Astronomers are very near the Holy Grail!

I intended to schedule this for tomorrow… but the news it WAY TOO BIG not to share now.

Throughout the history of our species we have pondered the idea of whether or not life might exist somewhere out there, somewhere in the cosmos on a planet like our own.  We have assumed (wrongly, IMHO) that an environment similar to Earth must exist in order for extraterrestrial life to develop (or to have developed).

It’s easy for us to discredit the idea of there being some other kind of life not based on water and carbon.  That’s the only kind we know, after all.

Well, guess what?

Planet Hunters Edge Closer to Their Holy Grail:

The announcement that a small Earth-like planet has been found within the habitable zone of a distant star is the result of more than a decade-long search for worlds like our own.

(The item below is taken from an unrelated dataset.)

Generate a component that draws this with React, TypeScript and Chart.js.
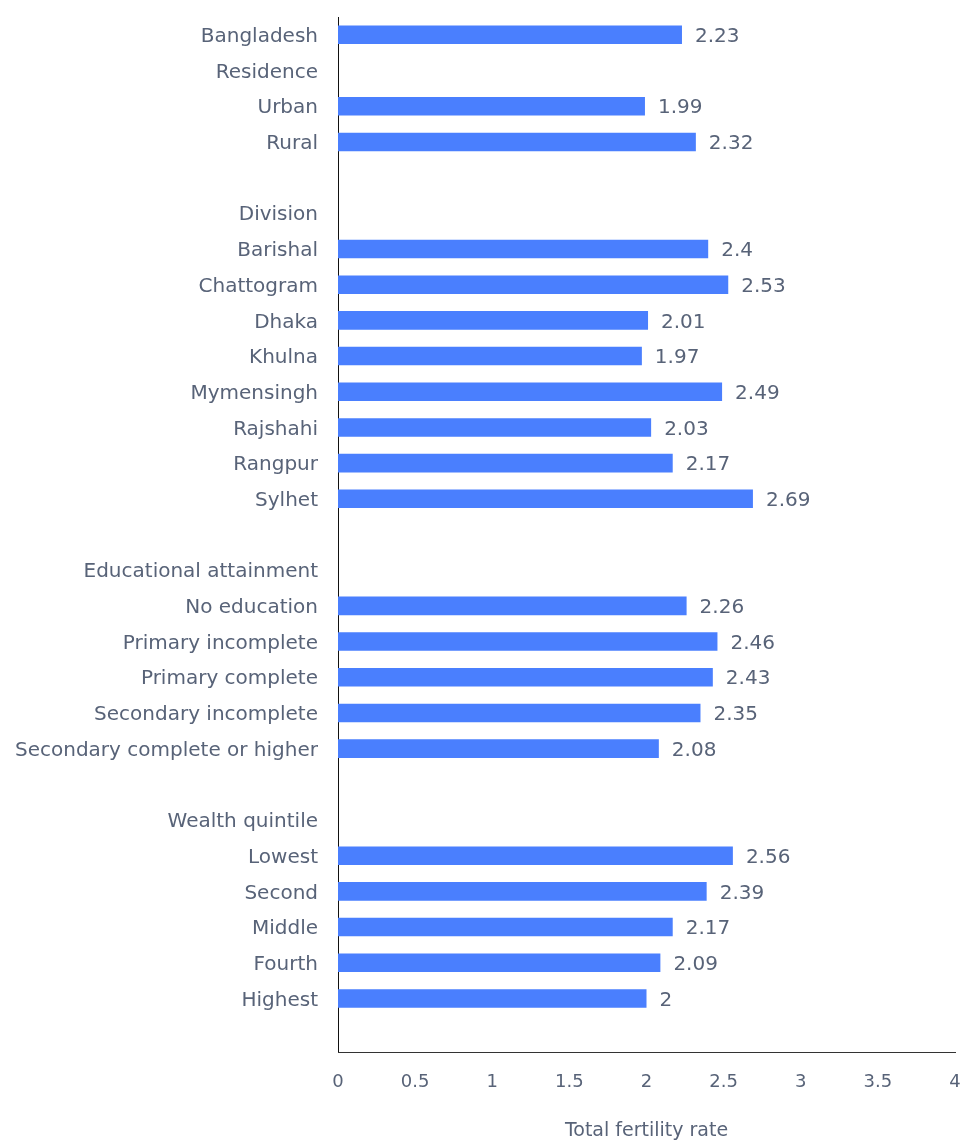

The first planets outside our solar system were spotted in 1990 and were in some sense a disappointment. They were dead worlds, in orbit around a spinning stellar corpse that bathed them with deadly radiation. The first planet circling a normal star outside our solar system was not discovered until 1995. This enormous gas giant called Peg 51 b hugged its star tighter than Mercury does our Sun, so it hardly resembled Earth or afforded conditions friendly to life.

Fast forward 12 years and the number of extrasolar planets, or “exoplanets,” has swelled to nearly 230. The latest discovery shows planet-hunting scientists are closing in on the Holy Grail of their field: finding another world like our own.

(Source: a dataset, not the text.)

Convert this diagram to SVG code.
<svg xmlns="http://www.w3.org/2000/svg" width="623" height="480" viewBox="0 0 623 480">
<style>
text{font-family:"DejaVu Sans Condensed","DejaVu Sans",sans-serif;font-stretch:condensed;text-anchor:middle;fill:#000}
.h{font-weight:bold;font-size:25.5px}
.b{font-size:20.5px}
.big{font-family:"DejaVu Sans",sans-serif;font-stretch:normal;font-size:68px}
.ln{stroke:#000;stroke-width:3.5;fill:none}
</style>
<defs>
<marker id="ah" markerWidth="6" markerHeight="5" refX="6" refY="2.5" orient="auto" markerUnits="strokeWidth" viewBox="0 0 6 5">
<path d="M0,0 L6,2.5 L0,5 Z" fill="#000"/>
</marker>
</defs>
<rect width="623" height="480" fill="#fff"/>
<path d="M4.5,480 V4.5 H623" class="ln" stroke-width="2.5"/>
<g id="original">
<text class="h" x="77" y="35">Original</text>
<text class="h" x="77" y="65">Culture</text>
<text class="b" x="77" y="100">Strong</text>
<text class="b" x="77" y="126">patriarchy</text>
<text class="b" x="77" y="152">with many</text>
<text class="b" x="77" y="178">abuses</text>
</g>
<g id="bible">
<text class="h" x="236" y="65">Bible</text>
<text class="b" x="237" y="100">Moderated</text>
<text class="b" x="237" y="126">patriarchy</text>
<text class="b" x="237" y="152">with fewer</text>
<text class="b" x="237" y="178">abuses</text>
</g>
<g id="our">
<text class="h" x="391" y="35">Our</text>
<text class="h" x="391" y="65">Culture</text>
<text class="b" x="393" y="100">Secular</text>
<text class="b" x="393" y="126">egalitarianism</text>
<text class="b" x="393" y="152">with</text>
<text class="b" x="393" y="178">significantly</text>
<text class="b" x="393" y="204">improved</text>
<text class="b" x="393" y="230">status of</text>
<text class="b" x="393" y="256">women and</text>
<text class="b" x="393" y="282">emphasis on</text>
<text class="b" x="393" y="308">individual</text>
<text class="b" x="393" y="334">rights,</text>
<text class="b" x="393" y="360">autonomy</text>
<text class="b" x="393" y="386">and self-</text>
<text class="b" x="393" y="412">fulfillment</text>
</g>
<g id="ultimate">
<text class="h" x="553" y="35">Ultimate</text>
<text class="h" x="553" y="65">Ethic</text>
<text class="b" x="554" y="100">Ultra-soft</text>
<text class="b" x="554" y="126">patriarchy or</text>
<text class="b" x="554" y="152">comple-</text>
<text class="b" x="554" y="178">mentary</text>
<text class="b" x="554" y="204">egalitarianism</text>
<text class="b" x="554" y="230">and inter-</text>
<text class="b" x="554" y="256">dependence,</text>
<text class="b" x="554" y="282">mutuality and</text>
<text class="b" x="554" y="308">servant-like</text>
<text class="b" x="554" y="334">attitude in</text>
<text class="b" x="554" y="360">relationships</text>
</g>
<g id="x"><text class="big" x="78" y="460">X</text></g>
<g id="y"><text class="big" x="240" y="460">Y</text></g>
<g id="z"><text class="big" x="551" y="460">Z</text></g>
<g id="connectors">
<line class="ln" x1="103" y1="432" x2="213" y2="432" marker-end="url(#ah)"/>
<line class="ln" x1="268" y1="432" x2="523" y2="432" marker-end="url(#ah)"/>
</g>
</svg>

The new world, called Gliese 581 C, is only about five times the mass of Earth. It lies within the habitable zone of its tiny red parent star and can thus sustain liquid water on its surface, and with it, possibly life.

That’s right!  Now we hear that…

…astronomers have spotted a cosy alien planet that might be hospitable to life. The planet is not much bigger than the Earth, and it enjoys balmy temperatures of about 20° C (68° F) as well as spectacular scarlet sunsets.

“It’s the smallest, lightest planet known at this time,” says Stéphane Udry from the Geneva Observatory in Switzerland. “And it’s just at the right distance from its star for liquid water to possibly exist on its surface.”

There’s much more information at both of those links.

I find this news more than exciting, more than exhilarating, more than overwhelming in its implications.

We teeter on the edge of a fascinating discovery, one that challenges every mystical assumption, every metaphysical teaching.  We stand on a precipice facing the unknown with unexpected challenges to our species’ most basic assumptions about the origin of everything.

This is indeed the time to feel indescribable anticipation about what rests just ahead, just around the next curve, just over the next hill of discovery.

I can almost feel it in my bones.  I can almost see the greatest scientific announcement ever.

It’s near.  It’s palpable.  It’s coming.